I am Queerly Complex, an anti-binary social practice artist living & creating on Yelamu, unceded Ramaytush Ohlone land, or what colonizers named San Francisco, and I’ve been Queerly Complex my whole life. I’m the one that stood out and apart from everyone else was hella teased because of it. I even got my tailbone broken in a game of “Smear the Queer” in the sixth grade and had to sit on a shit-brown, donut-shaped pillow for six months.

On August 28, 2007, I launched a blog called Queerly Complex. I shared deeply intimate portraits, from my “Piss Trigger” to “The Fight with the Knife,” of my queer life. It was radical honesty as artistic expression. It was also a call for me to create my home.

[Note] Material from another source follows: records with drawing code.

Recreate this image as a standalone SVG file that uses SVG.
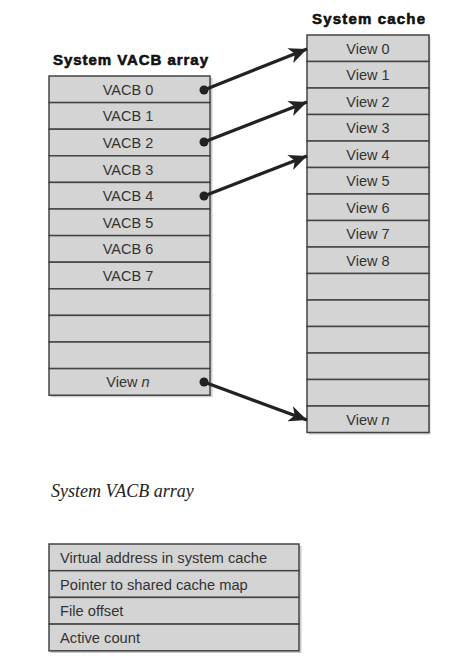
<svg xmlns="http://www.w3.org/2000/svg" width="460" height="665" viewBox="0 0 460 665">
<defs>
<marker id="ah" markerUnits="userSpaceOnUse" markerWidth="20" markerHeight="16" refX="18" refY="8" orient="auto">
<path d="M0,0 L18,8 L0,16 L5,8 Z" fill="#222"/>
</marker>
</defs>
<style>
.cell{fill:#d4d4d4;stroke:#444;stroke-width:1.5}
.shadow{fill:#aaa;opacity:0.6}
.t{font-family:"Liberation Sans",Arial,sans-serif;font-size:14.5px;fill:#333;text-anchor:middle}
.tl{font-family:"Liberation Sans",Arial,sans-serif;font-size:14.7px;fill:#333}
.title{font-family:"Liberation Sans",Arial,sans-serif;font-size:15px;font-weight:bold;fill:#111;stroke:#111;stroke-width:0.6}
.cap{font-family:"Liberation Serif","Times New Roman",serif;font-size:18px;font-style:italic;fill:#222}
.conn{stroke:#222;stroke-width:3.2;fill:none;marker-end:url(#ah)}
.dot{fill:#222}
</style>
<rect width="460" height="665" fill="#fff"/>
<text class="title" x="53" y="65" textLength="155">System VACB array</text>
<text class="title" x="312" y="24" textLength="113">System cache</text>
<g id="vacb-array">
<rect class="shadow" x="50.5" y="78" width="162" height="319.2"/>
<rect class="cell" x="49" y="76" width="161" height="26.6"/>
<rect class="cell" x="49" y="102.6" width="161" height="26.6"/>
<rect class="cell" x="49" y="129.2" width="161" height="26.6"/>
<rect class="cell" x="49" y="155.8" width="161" height="26.6"/>
<rect class="cell" x="49" y="182.4" width="161" height="26.6"/>
<rect class="cell" x="49" y="209" width="161" height="26.6"/>
<rect class="cell" x="49" y="235.6" width="161" height="26.6"/>
<rect class="cell" x="49" y="262.2" width="161" height="26.6"/>
<rect class="cell" x="49" y="288.8" width="161" height="26.6"/>
<rect class="cell" x="49" y="315.4" width="161" height="26.6"/>
<rect class="cell" x="49" y="342" width="161" height="26.6"/>
<rect class="cell" x="49" y="368.6" width="161" height="26.6"/>
<text class="t" x="128" y="94.8">VACB 0</text>
<text class="t" x="128" y="121.4">VACB 1</text>
<text class="t" x="128" y="148">VACB 2</text>
<text class="t" x="128" y="174.6">VACB 3</text>
<text class="t" x="128" y="201.2">VACB 4</text>
<text class="t" x="128" y="227.8">VACB 5</text>
<text class="t" x="128" y="254.4">VACB 6</text>
<text class="t" x="128" y="281">VACB 7</text>
<text class="t" x="128" y="387.4">View <tspan font-style="italic">n</tspan></text>
</g>
<g id="system-cache">
<rect class="shadow" x="308.5" y="37" width="122" height="397.5"/>
<rect class="cell" x="307" y="35" width="122" height="26.5"/>
<rect class="cell" x="307" y="61.5" width="122" height="26.5"/>
<rect class="cell" x="307" y="88" width="122" height="26.5"/>
<rect class="cell" x="307" y="114.5" width="122" height="26.5"/>
<rect class="cell" x="307" y="141" width="122" height="26.5"/>
<rect class="cell" x="307" y="167.5" width="122" height="26.5"/>
<rect class="cell" x="307" y="194" width="122" height="26.5"/>
<rect class="cell" x="307" y="220.5" width="122" height="26.5"/>
<rect class="cell" x="307" y="247" width="122" height="26.5"/>
<rect class="cell" x="307" y="273.5" width="122" height="26.5"/>
<rect class="cell" x="307" y="300" width="122" height="26.5"/>
<rect class="cell" x="307" y="326.5" width="122" height="26.5"/>
<rect class="cell" x="307" y="353" width="122" height="26.5"/>
<rect class="cell" x="307" y="379.5" width="122" height="26.5"/>
<rect class="cell" x="307" y="406" width="122" height="26.5"/>
<text class="t" x="368" y="53.8">View 0</text>
<text class="t" x="368" y="80.3">View 1</text>
<text class="t" x="368" y="106.8">View 2</text>
<text class="t" x="368" y="133.3">View 3</text>
<text class="t" x="368" y="159.8">View 4</text>
<text class="t" x="368" y="186.3">View 5</text>
<text class="t" x="368" y="212.8">View 6</text>
<text class="t" x="368" y="239.3">View 7</text>
<text class="t" x="368" y="265.8">View 8</text>
<text class="t" x="368" y="424.8">View <tspan font-style="italic">n</tspan></text>
</g>
<g id="connectors">
<line class="conn" x1="204" y1="90" x2="307" y2="49"/>
<line class="conn" x1="204" y1="142" x2="307" y2="102"/>
<line class="conn" x1="204" y1="196" x2="307" y2="156"/>
<line class="conn" x1="204" y1="382" x2="307" y2="420"/>
<circle class="dot" cx="204" cy="90" r="4.5"/>
<circle class="dot" cx="204" cy="142" r="4.5"/>
<circle class="dot" cx="204" cy="196" r="4.5"/>
<circle class="dot" cx="204" cy="382" r="4.5"/>
</g>
<text class="cap" x="51" y="497">System VACB array</text>
<g id="vacb-entry">
<rect class="shadow" x="50.5" y="546" width="251" height="107"/>
<rect class="cell" x="49" y="544" width="250" height="26.7"/>
<rect class="cell" x="49" y="570.7" width="250" height="26.7"/>
<rect class="cell" x="49" y="597.4" width="250" height="26.7"/>
<rect class="cell" x="49" y="624.1" width="250" height="26.7"/>
<text class="tl" x="60" y="562.8">Virtual address in system cache</text>
<text class="tl" x="60" y="589.5">Pointer to shared cache map</text>
<text class="tl" x="60" y="616.2">File offset</text>
<text class="tl" x="60" y="642.9">Active count</text>
</g>
</svg>
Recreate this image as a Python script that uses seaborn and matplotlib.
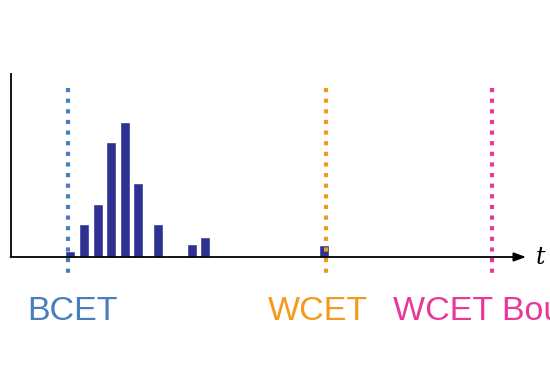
import matplotlib
matplotlib.use("Agg")
import matplotlib.pyplot as plt
import seaborn as sns
import pandas as pd

# Execution-time histogram (positions along t, bar heights in arbitrary units)
exec_times = [70, 84, 98, 111, 125, 138, 158, 192, 205, 324]
frequencies = [6, 33, 53, 115, 135, 74, 33, 13, 20, 12]

# Marker lines
marker_labels = ["BCET", "WCET", "WCET Bound"]
marker_positions = [68, 326, 492]
marker_colors = ["#4A7EBB", "#F39A1E", "#E8399A"]
label_x = [27, 268, 393]

sns.set_theme(style="white")
plt.rcParams['font.family'] = ['Liberation Sans', 'DejaVu Sans']

fig = plt.figure(figsize=(5.5, 3.66), dpi=100)
ax = fig.add_axes([0, 0, 1, 1])

df = pd.DataFrame({"t": exec_times, "freq": frequencies})
sns.barplot(data=df, x="t", y="freq", native_scale=True, width=0.78,
            color="#2E3192", saturation=1, ax=ax, zorder=2)

ax.set_xlim(0, 550)
ax.set_ylim(-109, 257)
ax.axis("off")

# Axes: vertical and horizontal with arrow
ax.plot([11, 11], [0, 184], color="black", lw=1.3, zorder=3, solid_capstyle="butt")
ax.annotate("", xy=(526, 0), xytext=(10.5, 0),
            arrowprops=dict(arrowstyle="-|>,head_length=0.6,head_width=0.22",
                            color="black", lw=1.3, shrinkA=0, shrinkB=0),
            zorder=3)
ax.text(536, 0, "t", fontsize=17, style="italic", va="center", ha="left",
        family=["DejaVu Serif"], color="black")

for pos, col, lab, lx in zip(marker_positions, marker_colors, marker_labels, label_x):
    ax.plot([pos, pos], [169, -21], color=col, lw=3.0,
            linestyle=(0, (1, 1.55)), dash_capstyle="butt", zorder=4)
    ax.text(lx, -54, lab, color=col, fontsize=24.5, va="center", ha="left",
            clip_on=False)

fig.savefig("out.png", dpi=100)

Now, I create virtual & physical spaces for comrades to explore & discover who they be individually & collectively. My materials are dreams, value(s), structures, & access, and I use them to conjure renewed forms of being and belonging free from shame, conformity, and punishment. My practice centers the messy, intangible, emotive, & esoteric bits that help us understand and make-meaning of the chaos within which we exist. And it’s resulted in a large-scale, participatory sticker mural with artists Celi Tamayo-Lee & Mary-Claire Amable for the Asian Art Museum, a national Youth Media Network co-produced with Myah Overstreet, and Queering Dreams, an intergenerational, cross-territorial non-profit network of artists, neighbors, & comrades dreaming & co-creating our liberation from oppressive systems, with Crystal Mason.